Deep Neighborhood Structure-Preserving Hashing for Large-Scale Image Retrieval

Deep hashing integrates the advantages of deep learning and hashing technology, and has become the mainstream of the large-scale image retrieval field. However, when training the deep hashing models, most of the existing approaches regard the similarity margin of image pairs as a constant. Once similarity distance exceeds the fixed margin, the network will not learn anything, which easily results in model collapses. In this paper, we address this dilemma with a novel unified deep hashing framework, termed Deep Neighborhood Structure-preserving Hashing (DNSH), to generate the similarity-preserving and discriminative hash codes.
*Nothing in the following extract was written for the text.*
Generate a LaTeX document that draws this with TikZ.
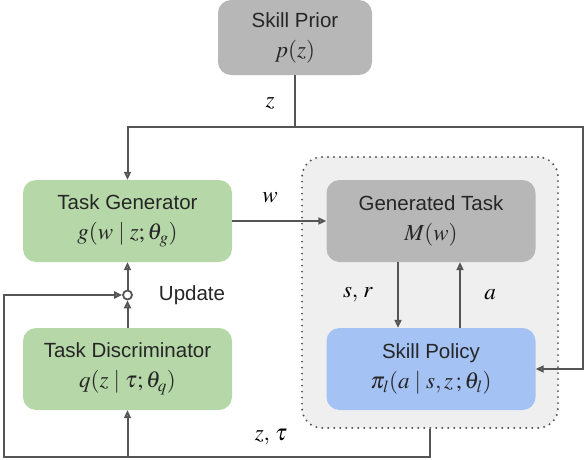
\documentclass[tikz,border=0pt]{standalone}
\usepackage{amsmath,amssymb}
\usepackage{mathptmx}
\usepackage{fontspec}
\setmainfont{Liberation Sans}
\usetikzlibrary{positioning,arrows.meta}
\definecolor{boxgreen}{HTML}{B6D7A8}
\definecolor{boxgray}{HTML}{B7B7B7}
\definecolor{boxblue}{HTML}{A4C2F4}
\definecolor{envfill}{HTML}{EFEFEF}
\definecolor{wiregray}{HTML}{555555}
\newcommand{\mth}[1]{{\fontsize{23}{26}\selectfont$#1$}}

\begin{document}
\begin{tikzpicture}[x=1pt,y=-1pt,>={Triangle[open,length=8pt,width=7pt]},
  wire/.style={draw=wiregray,line width=2pt},
  block/.style={rounded corners=13pt,minimum width=209pt,minimum height=82pt,align=center,inner sep=0pt,text=black!85,font=\fontsize{20.5}{30}\selectfont},
  lbl/.style={inner sep=1pt}]
\useasboundingbox (0,0) rectangle (586,460);
\node[fill=envfill,draw=wiregray,line width=2.2pt,dash pattern=on 0pt off 6pt,line cap=round,rounded corners=20pt,minimum width=256pt,minimum height=271pt] (env) at (430,292.5) {};
\node[block,fill=boxgray,minimum width=154pt,minimum height=75pt] (prior) at (295,37.5) {Skill Prior\\\mth{p(z)}};
\node[block,fill=boxgreen] (TG) at (127.5,221) {Task Generator\\\mth{g(w\mid z;\theta_g)}};
\node[block,fill=boxgreen] (TD) at (127.5,369) {Task Discriminator\\\mth{q(z\mid \tau;\theta_q)}};
\node[block,fill=boxgray] (GT) at (431,221) {Generated Task\\\mth{M(w)}};
\node[block,fill=boxblue] (SP) at (431,369) {Skill Policy\\\mth{\pi_l(a\mid s,z\,;\theta_l)}};
\node[circle,draw=wiregray,fill=white,line width=1.8pt,minimum size=9pt,inner sep=0pt] (upd) at (127.5,295) {};

% labels
\node[lbl] (zlbl) at (270,103) {\mth{z}};
\node[lbl] (wlbl) at (270,198) {\mth{w}};
\node[lbl] (srlbl) at (358,295) {\mth{s,\,r}};
\node[lbl] (albl) at (490,295) {\mth{a}};
\node[lbl] (ztlbl) at (271,437) {\mth{z,\,\tau}};
\node[lbl,text=black!85,font=\fontsize{20.5}{23}\selectfont] (updlbl) at (192,295) {Update};

% connectors
\draw[wire] (prior.south) -- (295,127) coordinate (split);
\draw[wire,->] (split) -| (TG.north);
\draw[wire,->] (split) -- (583,127) |- (SP.east);
\draw[wire,->] (TG.east) -- (GT.west);
\draw[wire,->] ([xshift=-33pt]GT.south) -- ([xshift=-33pt]SP.north);
\draw[wire,->] ([xshift=29pt]SP.north) -- ([xshift=29pt]GT.south);
\draw[wire,->] (TD.north) -- (upd.south);
\draw[wire,->] (upd.north) -- (TG.south);
\draw[wire,->] (env.south) -- (430,457) -| (4,295) -- (upd.west);
\draw[wire,->] (127.5,457) -- (TD.south);
\end{tikzpicture}
\end{document}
Specifically, by extracting the discriminative object characteristics with large variances, we design an adaptive margin quadruplet loss to further explore the underlying similarity relationship between image pairs, reflecting the correct semantic structure among its neighbors. Based on the quadruple form, we develop a quadruple regularization to decrease quantization errors between binary-like embedding and hashing codes. Furthermore, through learning bit balance and bit independent terms jointly, we present the binary code constraint loss to alleviate redundancy in different bits. Extensive evaluations on four popular benchmark datasets demonstrate that our proposed deep hashing framework achieves an excellent performance than the comparison methods.